Flip it and do a epoxy graphite coating on the bottom.


----------



## Capnredfish (Feb 1, 2012)

I think the same thing. Then I remember I’m getting older. Harder to pole


----------



## Forrest (Jan 16, 2018)

Boatbrains said:


> Flip it and do a epoxy graphite coating on the bottom.


I havnt heard of this type of coating so ill have to look into it. I am trying to not flip the boat but I do have means to lift it off of the trailer.


----------



## Guest (Sep 3, 2019)

You don’t have to flip it really. Just get a gallon kit of epoxy and the graphite powder. Make a nice tape line at the water line if the hull and sand with some 80-120 grit paper. Mix small batches of epoxy and add in the graphite powder. Roll it on and your good to go! Best thing is, dings are easy to repair!


----------



## Smackdaddy53 (Dec 31, 2012)

GatorGlide


----------



## Fritz (Jan 17, 2017)

Boatbrains do you think this graphite powder is a good idea on my new skiff? I’m leaning hard towards a grey paint color anyway so I doubt it would affect the color.

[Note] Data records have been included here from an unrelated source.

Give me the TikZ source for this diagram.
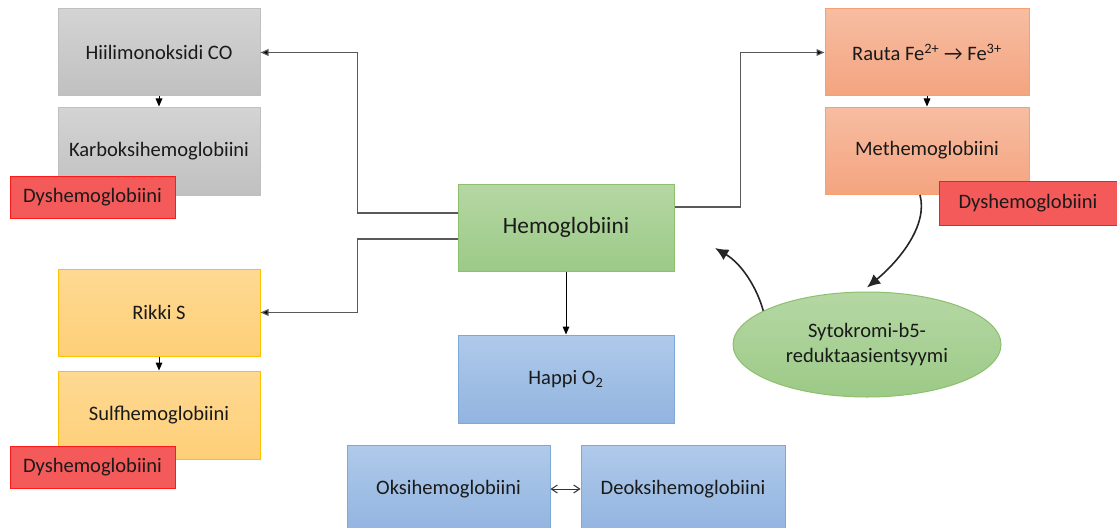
\documentclass[tikz,border=0pt]{standalone}
\usepackage{fontspec}
\setmainfont{Carlito}
\usetikzlibrary{arrows.meta,shapes.geometric}
\definecolor{txt}{HTML}{1A1A1A}
\definecolor{grayT}{HTML}{D4D4D4}\definecolor{grayB}{HTML}{C0C0C0}\definecolor{grayD}{HTML}{BFBFBF}
\definecolor{orT}{HTML}{F7BDA2}\definecolor{orB}{HTML}{F4A47F}\definecolor{orD}{HTML}{F4A070}
\definecolor{yeT}{HTML}{FED993}\definecolor{yeB}{HTML}{FECF78}\definecolor{yeD}{HTML}{FFC000}
\definecolor{grT}{HTML}{B5D7A4}\definecolor{grB}{HTML}{9CCA87}\definecolor{grD}{HTML}{8DC06E}
\definecolor{blT}{HTML}{AFCAEA}\definecolor{blB}{HTML}{92B4E0}\definecolor{blD}{HTML}{7EA8D8}
\definecolor{reF}{HTML}{F45A5A}\definecolor{reD}{HTML}{FF1A1A}
\definecolor{lineG}{HTML}{595959}
\begin{document}
\begin{tikzpicture}[x=0.75pt,y=-0.75pt,
  box/.style={rectangle,line width=0.75pt,inner sep=0pt,text=txt,
    font=\fontsize{15.4}{19}\selectfont,minimum width=151.5pt,minimum height=65.25pt},
  graybox/.style={box,draw=grayD,top color=grayT,bottom color=grayB},
  orbox/.style={box,draw=orD,top color=orT,bottom color=orB},
  yebox/.style={box,draw=yeD,top color=yeT,bottom color=yeB},
  grbox/.style={box,draw=grD,top color=grT,bottom color=grB},
  blbox/.style={box,draw=blD,top color=blT,bottom color=blB},
  dysbox/.style={box,draw=reD,fill=reF,minimum width=123.75pt,minimum height=31.5pt},
  conn/.style={draw=lineG,line width=0.9pt,-{Triangle[length=6pt,width=5pt,fill=black]}},
  shortarr/.style={draw=black,line width=0.75pt,-{Triangle[length=6pt,width=5pt]}},
  curv/.style={draw=black!85,line width=1.2pt,-{Latex[length=10pt,width=9pt]}},
  dbl/.style={draw=black!80,line width=0.75pt,{Straight Barb[length=4.5pt,width=6pt]}-{Straight Barb[length=4.5pt,width=6pt]}}
]
\useasboundingbox (0,0) rectangle (1117,528);
% left column
\node[graybox] (hiili) at (159,52.5) {Hiilimonoksidi CO};
\node[graybox,minimum height=66pt] (karb) at (159,151) {Karboksihemoglobiini};
\node[dysbox] (dys1) at (92.5,197) {Dyshemoglobiini};
\node[yebox] (rikki) at (159,312.5) {Rikki S};
\node[yebox,minimum height=66pt] (sulf) at (159,415) {Sulfhemoglobiini};
\node[dysbox] (dys2) at (92.5,467) {Dyshemoglobiini};
% centre
\node[grbox,minimum width=162pt,font=\fontsize{17.5}{21}\selectfont] (hemo) at (566,227.5) {Hemoglobiini};
\node[blbox,minimum width=162pt,minimum height=66pt] (happi) at (566,379) {Happi O\textsubscript{2}};
\node[blbox,minimum width=152.25pt,minimum height=66pt] (oksi) at (448.5,489) {Oksihemoglobiini};
\node[blbox,minimum width=153pt,minimum height=66pt] (deoksi) at (683,489) {Deoksihemoglobiini};
% right column
\node[orbox,minimum width=153pt] (rauta) at (927,52.5) {Rauta Fe\textsuperscript{2+} → Fe\textsuperscript{3+}};
\node[orbox,minimum width=153pt] (meth) at (927,150.5) {Methemoglobiini};
\node[dysbox,minimum width=133.5pt,minimum height=33pt] (dys3) at (1028,203) {Dyshemoglobiini};
\node[ellipse,line width=0.75pt,draw=grD,top color=grT,bottom color=grB,text=txt,
  minimum width=201pt,minimum height=78.75pt,inner sep=0pt,align=center,
  font=\fontsize{15.4}{19}\selectfont] (ell) at (867,344.5) {Sytokromi-b5-\\reduktaasientsyymi};
% connectors
\draw[conn] ([yshift=10.875pt]hemo.west) -- ++(-100,0) |- (hiili.east);
\draw[conn] ([yshift=-8.625pt]hemo.west) -- ++(-100,0) |- (rikki.east);
\draw[conn] ([yshift=15.375pt]hemo.east) -- ++(66,0) |- (rauta.west);
\draw[shortarr] (hiili.south) -- (karb.north);
\draw[shortarr] (rikki.south) -- (sulf.north);
\draw[shortarr] (rauta.south) -- (meth.north);
\draw[shortarr] (hemo.south) -- (happi.north);
\draw[dbl] (oksi.east) -- (deoksi.west);
\coordinate (c1s) at (920,195);
\coordinate (c2e) at (715,248);
\draw[curv] (c1s) .. controls (928,225) and (900,260) .. ([yshift=3pt]ell.north);
\draw[curv] (ell.162) .. controls (757,288) and (742,264) .. (c2e);
\end{tikzpicture}
\end{document}
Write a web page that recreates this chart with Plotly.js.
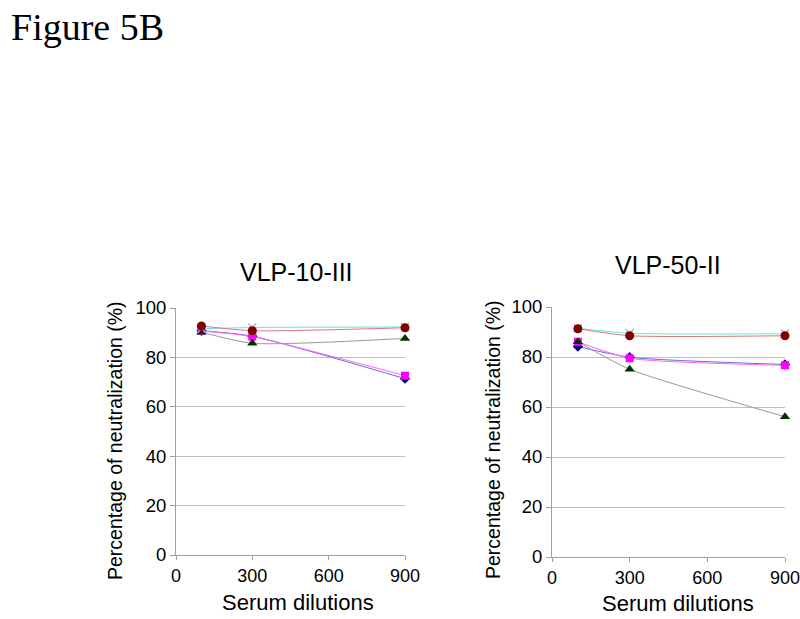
<!DOCTYPE html>
<html>
<head>
<meta charset="utf-8">
<script src="https://cdn.plot.ly/plotly-3.0.1.min.js"></script>
<style>html,body{margin:0;padding:0;background:#fff;}#chart{width:800px;height:619px;}</style>
</head>
<body>
<div id="chart"></div>
<script>
// ---- data ----
var dilutions = [100, 300, 900];
var seriesNames = ["Series 1", "Series 2", "Series 3", "Series 4", "Series 5"];
// VLP-10-III
var left_diamond  = [90.8, 88.6, 71.4];
var left_square   = [90.7, 88.4, 72.6];
var left_triangle = [90.2, 85.7, 87.7];
var left_cross    = [91.6, 92.1, 92.3];
var left_circle   = [92.7, 90.8, 92.0];
// VLP-50-II
var right_diamond  = [84.2, 79.9, 77.0];
var right_square   = [86.1, 79.5, 76.7];
var right_triangle = [86.1, 75.1, 56.1];
var right_cross    = [91.5, 89.5, 89.3];
var right_circle   = [91.3, 88.5, 88.5];
var yTicks = [0, 20, 40, 60, 80, 100];
var xTicks = [0, 300, 600, 900];

var styles = [
  {line: "#6a6ad0", marker: "#000080", symbol: "diamond", size: 8},
  {line: "#ff66ff", marker: "#ff00ff", symbol: "square", size: 8},
  {line: "#9a9a9a", marker: "#003300", symbol: "triangle-up", size: 9},
  {line: "#66e6e6", marker: "#b0a0d0", symbol: "x-thin-open", size: 8},
  {line: "#d87878", marker: "#800000", symbol: "circle", size: 9}
];

function makeTraces(sets, xa, ya) {
  return sets.map(function (vals, i) {
    var s = styles[i];
    return {
      x: dilutions, y: vals, xaxis: xa, yaxis: ya,
      type: "scatter", mode: "lines+markers", name: seriesNames[i], showlegend: false,
      line: {color: s.line, width: 1, shape: "spline", smoothing: 0.6},
      marker: {color: s.marker, symbol: s.symbol, size: s.size,
               line: {color: s.marker, width: s.symbol === "x-thin-open" ? 1.2 : 0}},
      cliponaxis: false
    };
  });
}

var traces = makeTraces([left_diamond, left_square, left_triangle, left_cross, left_circle], "x", "y")
  .concat(makeTraces([right_diamond, right_square, right_triangle, right_cross, right_circle], "x2", "y2"));

function py(px) { return 1 - px / 619; }
function pxx(px) { return px / 800; }

var font = "Liberation Sans, Arial, sans-serif";
function xaxisDef(domain, anchor) {
  return {
    domain: domain, anchor: anchor, range: [0, 900], tickvals: xTicks, ticktext: xTicks.map(String),
    showgrid: false, zeroline: false, showline: true, linecolor: "#a0a0a0", linewidth: 1,
    ticks: "outside", ticklen: 4, tickcolor: "#a0a0a0", ticklabeloverflow: "allow",
    tickfont: {family: font, size: 18, color: "#000"}, fixedrange: true
  };
}
function yaxisDef(domain, anchor) {
  return {
    domain: domain, anchor: anchor, range: [0, 100], tickvals: yTicks, ticktext: yTicks.map(String),
    showgrid: true, gridcolor: "#c0c0c0", gridwidth: 1, zeroline: false,
    showline: true, linecolor: "#a0a0a0", linewidth: 1,
    ticks: "outside", ticklen: 5, tickcolor: "#a0a0a0",
    tickfont: {family: font, size: 18.5, color: "#000"}, fixedrange: true
  };
}

var layout = {
  width: 800, height: 619,
  margin: {l: 0, r: 0, t: 0, b: 0},
  paper_bgcolor: "#fff", plot_bgcolor: "#fff",
  showlegend: false,
  xaxis: xaxisDef([pxx(176), pxx(405)], "y"),
  yaxis: yaxisDef([py(555), py(308)], "x"),
  xaxis2: xaxisDef([pxx(552), pxx(785)], "y2"),
  yaxis2: yaxisDef([py(557), py(307)], "x2"),
  annotations: [
    {text: "Figure 5B", xref: "paper", yref: "paper", x: pxx(9), y: py(27), xanchor: "left", yanchor: "middle",
     showarrow: false, font: {family: "Liberation Serif, Times New Roman, serif", size: 38, color: "#000"}},
    {text: "VLP-10-III", xref: "paper", yref: "paper", x: pxx(296), y: py(272), xanchor: "center", yanchor: "middle",
     showarrow: false, font: {family: font, size: 25, color: "#000"}},
    {text: "VLP-50-II", xref: "paper", yref: "paper", x: pxx(668), y: py(265), xanchor: "center", yanchor: "middle",
     showarrow: false, font: {family: font, size: 25, color: "#000"}},
    {text: "Serum dilutions", xref: "paper", yref: "paper", x: pxx(298), y: py(602), xanchor: "center", yanchor: "middle",
     showarrow: false, font: {family: font, size: 22, color: "#000"}},
    {text: "Serum dilutions", xref: "paper", yref: "paper", x: pxx(678), y: py(603), xanchor: "center", yanchor: "middle",
     showarrow: false, font: {family: font, size: 22, color: "#000"}},
    {text: "Percentage of neutralization (%)", xref: "paper", yref: "paper", x: pxx(115), y: py(440), xanchor: "center", yanchor: "middle",
     textangle: -90, showarrow: false, font: {family: font, size: 19.5, color: "#000"}},
    {text: "Percentage of neutralization (%)", xref: "paper", yref: "paper", x: pxx(493), y: py(440), xanchor: "center", yanchor: "middle",
     textangle: -90, showarrow: false, font: {family: font, size: 19.5, color: "#000"}}
  ]
};

Plotly.newPlot("chart", traces, layout, {displayModeBar: false, staticPlot: true});
</script>
</body>
</html>
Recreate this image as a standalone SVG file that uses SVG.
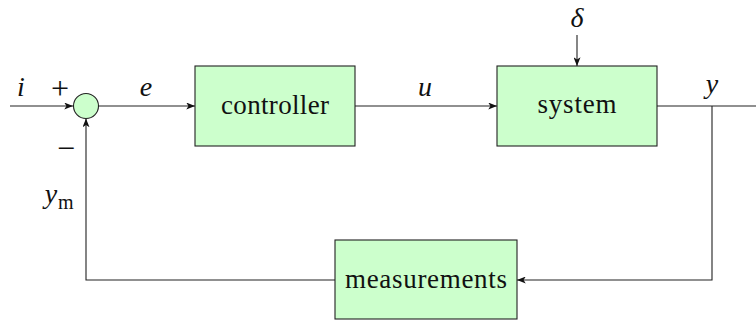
<svg xmlns="http://www.w3.org/2000/svg" width="756" height="320" viewBox="0 0 756 320">
  <style>
    .block { fill: #ccffcc; stroke: #222; stroke-width: 1.1; }
    .wire { fill: none; stroke: #222; stroke-width: 1.1; }
    .lbl { font-family: "Liberation Serif", "DejaVu Serif", serif; font-size: 27px; fill: #111; text-anchor: middle; }
    .sign { font-family: "Liberation Serif", "DejaVu Serif", serif; font-size: 32px; fill: #111; text-anchor: middle; }
    .math { font-family: "Liberation Serif", "DejaVu Serif", serif; font-size: 28px; font-style: italic; fill: #111; text-anchor: middle; }
    .sub { font-family: "Liberation Serif", "DejaVu Serif", serif; font-size: 20px; fill: #111; }
  </style>
  <defs>
    <marker id="arrow" viewBox="0 0 10 8" refX="10" refY="4" markerWidth="9" markerHeight="7" markerUnits="userSpaceOnUse" orient="auto">
      <path d="M0,0 L10,4 L0,8 L2.5,4 Z" fill="#111"/>
    </marker>
  </defs>

  <!-- signal lines -->
  <g id="connectors">
    <line class="wire" x1="10" y1="106" x2="73" y2="106" marker-end="url(#arrow)"/>
    <line class="wire" x1="99" y1="106" x2="195" y2="106" marker-end="url(#arrow)"/>
    <line class="wire" x1="355" y1="106" x2="497" y2="106" marker-end="url(#arrow)"/>
    <line class="wire" x1="577" y1="35" x2="577" y2="66" marker-end="url(#arrow)"/>
    <line class="wire" x1="657" y1="106" x2="756" y2="106"/>
    <polyline class="wire" points="712,106 712,280 517,280" marker-end="url(#arrow)"/>
    <polyline class="wire" points="335,280 86,280 86,118.5" marker-end="url(#arrow)"/>
  </g>

  <!-- summing junction -->
  <g id="sum">
    <circle class="block" cx="86" cy="106" r="12.5"/>
    <text class="sign" x="60" y="99">+</text>
    <text class="sign" x="66" y="159">−</text>
  </g>

  <g id="controller">
    <rect class="block" x="195" y="66" width="160" height="80"/>
    <text class="lbl" x="275" y="114" textLength="108" lengthAdjust="spacing">controller</text>
  </g>

  <g id="system">
    <rect class="block" x="497" y="66" width="160" height="80"/>
    <text class="lbl" x="577" y="113" textLength="79" lengthAdjust="spacing">system</text>
  </g>

  <g id="measurements">
    <rect class="block" x="335" y="240" width="182" height="79"/>
    <text class="lbl" x="426" y="288" textLength="162" lengthAdjust="spacing">measurements</text>
  </g>

  <!-- signal names -->
  <g id="labels">
    <text class="math" x="21" y="96">i</text>
    <text class="math" x="146" y="96">e</text>
    <text class="math" x="425" y="96">u</text>
    <text class="math" x="712" y="93">y</text>
    <text class="math" x="577" y="27">δ</text>
    <text class="math" x="51" y="203">y</text>
    <text class="sub" x="58" y="209">m</text>
  </g>
</svg>
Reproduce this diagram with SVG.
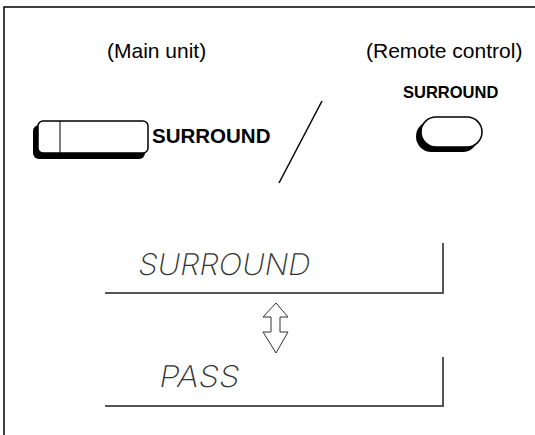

I think I recall Travis mentioning graphite powder.

And where do you get it?

Thanks!


----------



## Guest (Sep 3, 2019)

The epoxy/graphite will certainly hold up better than any paint will and is much much easier to repair. Down side is, it don’t look as nice as a shiny paint does.


----------



## DuckNut (Apr 3, 2009)

As good as epoxy/graphite is, it is not as good as the stuff blended for this purpose.

Check your other thread.


----------



## seapro17sv (Feb 3, 2015)

Fritz said:


> Boatbrains do you think this graphite powder is a good idea on my new skiff? I’m leaning hard towards a grey paint color anyway so I doubt it would affect the color.
> 
> I think I recall Travis mentioning graphite powder.
> 
> ...


I put 3 coats of epoxy and graphite powder on all of my builds, sanding between coats, than priming and painting. When you look at the bottom it's all black scratches showing, but nothing has gotten through to the cloth. Pretty hard stuff, and you can put on as many coats as you like. You can experiment, but I don't think it's possible to do it without flipping the hull, because the slow cure time and thickness of the epoxy will just drip and form bumps, or even the possibility of little stalactites.


----------



## Finsleft258 (Oct 7, 2018)

Gatorglide, epoxy w/graphite, and Wearlon would be my votes.


----------